Rep. Jim Hansen, R-Utah, on Wednesday officially picked up the rope in a tug-of-war with Rep. Wayne Owens, D-Utah, over how much wilderness should be formed on U.S. Bureau of Land Management areas in the state.

He formally introduced a bill calling for only 1.4 million acres, compared to the 5.4 million sought by Owens in a bill he introduced last week. Until some bill is passed, 3.2 million acres of study area is treated as if it were official wilderness - which limits grazing, mining and other activity.Meanwhile on Wednesday, Utah's other House member - freshman Rep. Bill Orton, D-Utah - says he wishes both his colleagues had not introduced any bill yet and that they had waited for meetings he is organizing statewide to discuss possible wilderness on a property-by-property basis.

And while Hansen and Owens are pessimistic that any wilderness bill will pass in the next two years because of their differences, Orton said one would pass if everyone were reasonable. In other words, he may sometimes jerk the tug-of-war rope in both directions to coax cooperation.

A new wilderness subplot also developed Wednesday. Hansen claimed Owens' bill would actually create 6.4 million acres of wilderness - not just 5.4 million - because it would surround 1 million acres of state and private land, essentially making them wilderness, too. Owens said that distorts facts.

A second subplot also developed further, with all sides admitting they expect the Republican-controlled Legislature to redraw congressional boundaries so that Owens' district would include areas upset by his wilderness proposals. His district currently is entirely within Salt Lake County.

As Hansen introduced his bill, he proclaimed it the one he says most Utahns support - and the one that the Republican-controlled state Legislature officially endorsed.

"This would not be detrimental to the economy of southern Utah," Hansen said. "It would not hurt lumber. It would not hurt mining. It would not hurt recreation. Above all, it would not hurt the access for those of us who love the public land who have a favorite spot to fish, hike or camp."

Hansen, who always carries a well-worn copy of the legal definition of what wilderness should be, says his bill complies with it by including only areas "untrammeled by man . . . without improvements or human habitation."
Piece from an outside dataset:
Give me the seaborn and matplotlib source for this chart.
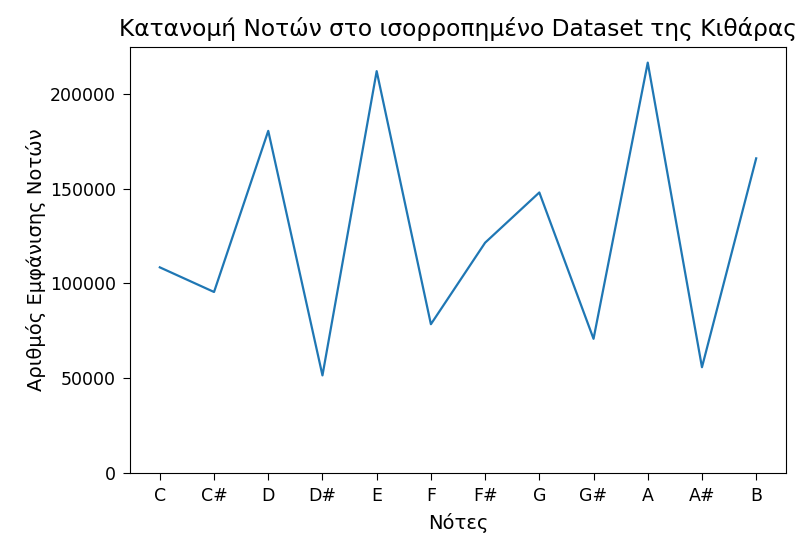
import pandas as pd
import numpy as np
import matplotlib
matplotlib.use('Agg')
import matplotlib.pyplot as plt
from matplotlib.ticker import MultipleLocator
import seaborn as sns

# Data
notes = ['C', 'C#', 'D', 'D#', 'E', 'F', 'F#', 'G', 'G#', 'A', 'A#', 'B']
counts = [108500, 95500, 180500, 51500, 212000, 78500, 121500, 148000, 70800, 216500, 55800, 166000]

df = pd.DataFrame({'note': notes, 'count': counts})

plt.rcParams['font.family'] = ['DejaVu Sans']

fig = plt.figure(figsize=(8.01, 5.33), dpi=100)
ax = fig.add_axes([130/801, 1 - 473/533, 656/801, 426/533])

sns.lineplot(data=df, x='note', y='count', sort=False, color='#1f77b4', linewidth=1.6, ax=ax)

ax.set_ylim(bottom=0)
ax.yaxis.set_major_locator(MultipleLocator(50000))
ax.set_title('Κατανομή Νοτών στο ισορροπημένο Dataset της Κιθάρας', fontsize=16.8, pad=8)
ax.set_xlabel('Νότες', fontsize=14, labelpad=6)
ax.set_ylabel('Αριθμός Εμφάνισης Νοτών', fontsize=14, labelpad=3)
ax.tick_params(labelsize=12.5, length=5, pad=5)

fig.savefig('out.png', dpi=100)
He said, "I believe in true wilderness. I don't believe in going over Escalante or roads or cattle or mines."

Staking out a position he believes most Utahns favor might politically help Hansen, who openly says he is considering running for governor or senator in 1992. "I think this is right regardless if I were running for governor, senator, dog catcher or the House."

Hansen admits he may have to move from his current position before a final bill is passed but predicted it will be much closer to his 1.4 million acres than Owens' 5.4 million.

Owens also admitted his bill essentially represents a starting point in a bidding war. "Both mine and Hansen's bill represent the two extremes that each of our sides would like to pursue."

He added he still believes all the area in his bill "merits wilderness," but he is "willing to look at the competing economic and other considerations."

Still, Hansen said, "I think that the senators, the governor, the state legislators, myself and I think Bill Orton - I can't speak for any of them - would be much, much closer to mine than they would to Wayne's. Wayne is odd man out on this. He represents someone outside of Utah."

Orton disagreed. "I don't endorse either bill," he said. "If I were controlling things, I would have had neither bill introduced."

He is organizing meetings to discuss possible wilderness on a property-by-property basis and says at the end of them he will propose how much wilderness should be formed on areas within his district. He hopes to have it done by November, when the secretary of interior must recommend to the president how much wilderness he supports.

"If the delegation is united and we can work out compromises, this could pass quickly. I don't think we need another 10 years to pass a wilderness bill. That's not what the public wants. They want us to resolve this soon," Orton said. Hansen and Owens both give only an outside shot of final passage within two years.

Hansen also attacked Owens' bill Wednesday claiming it will actually create 6.4 million acres of wilderness by surrounding and cutting off 1 million acres of private and state-owned land.

Owens' top aide, Scott Kearin, said it does surround 630,000 acres of state-owned land - but Hansen's proposal also surrounds similar land. "So his proposal would be for 1.6 (million) to 1.7 million acres."

Owens also said Hansen's claim distorts facts because all bills affect only federal land and would not affect existing access rights to surrounding state or private lands or activities on them.

Owens and Hansen also said they expect the Legislature to weaken Owens' current district boundaries and make his re-election more difficult by adding in areas upset by his wilderness proposals.